Because John 3:16 is sandwiched between w. 14-15 and v. 17, the fact that God gave his one and only Son is tied both to the Son’s incarnation (v. 17) and to his death (w. 14-15). That is the immediate result of the love of God for the world: the mission of the Son. His ultimate purpose is the salvation of those in the world who believe in him (eis auton, not en auto as in v. 15). Whoever believes in him experiences new birth (3:3, 5)’ has eternal life (3:15, 16), is saved (3:17); the alternative is to perish (cf. also 10:28), to lose one’s life (12:25), to be doomed to destruction (17:12, cognate with ‘to perish’). There is no third option.
17. The theme of the mission of the Son is common enough in the Synoptics (e.g. Mt. 9:13; 15:24; Mk. 1:38; Lk. 4:18, 43). Here John aims to make a simple point, a clarification of the purpose of that mission, already articulated in v. 16. God’s purpose in sending his Son into the world (a phrase that distinguishes the sending of Jesus from the sending of John the Baptist, 1:6) was not to condemn the world, but to save the world through him (cf. 12:47).

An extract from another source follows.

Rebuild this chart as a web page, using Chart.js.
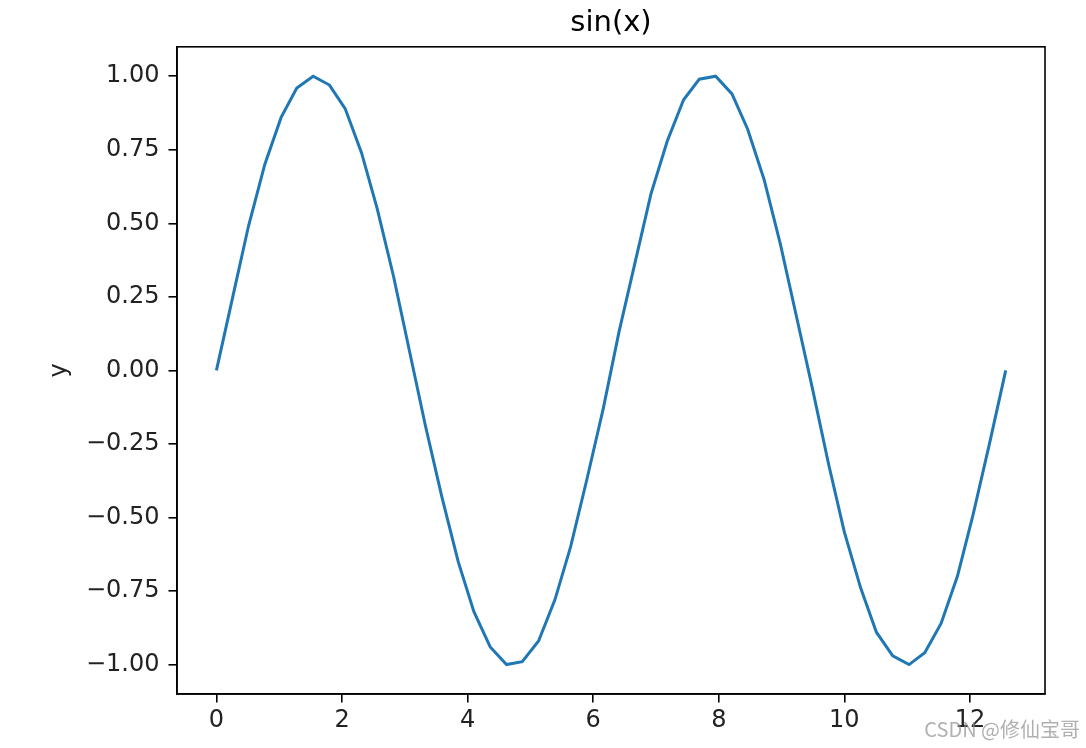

The verb rendered ‘to condemn’, krino, can mean simply ‘to judge’; but in this and many other passages in John, the judgment is clearly adverse (since it stands over against ‘to save’), hence ‘to condemn’. Thus the believer is not condemned (krino, 3:18) and will not be condemned (5:24, lit. ‘does not come into judgment’ [krisis]). Some find it difficult to reconcile this verse with 9:39, where Jesus declares. ‘For judgment (krisis) I have come into this world. . . .’; indeed,
John insists that God has given Jesus ‘authority to judge (krino) because he is the Son of Man’ (5:27). Two factors alleviate the difficulty. First, in these two passages the meaning of krino/krisis is neutral. Anyone familiar with Daniel 7:1,14 would not be surprised to learn that the Son of Man has authority to pronounce judgment, and that he came for that purpose. That is rather different from saying he came to pronounce condemnation. Second, and more important, the Son of Man came into an already lost and condemned world. He did not come into a neutral world in order to save some and condemn others; he came into a lost world (for that is the nature of the ‘world’, 1:9) in order to save some. That not all of the world will be saved is made perfectly clear by the next verses (w. 18-21); but God’s purpose in the mission of Jesus was to bring salvation to it. That is why Jesus is later called ‘the Saviour of the world’ (4:42; cf. 1 Jn. 4:14).
D.A. Carson, The Gospel According to John (Leicester, England: IVP, 1991), 204-207. [Italics Carson’s, underlining mine.]
[Note: No Calvinist needs to be afraid of taking world as world.]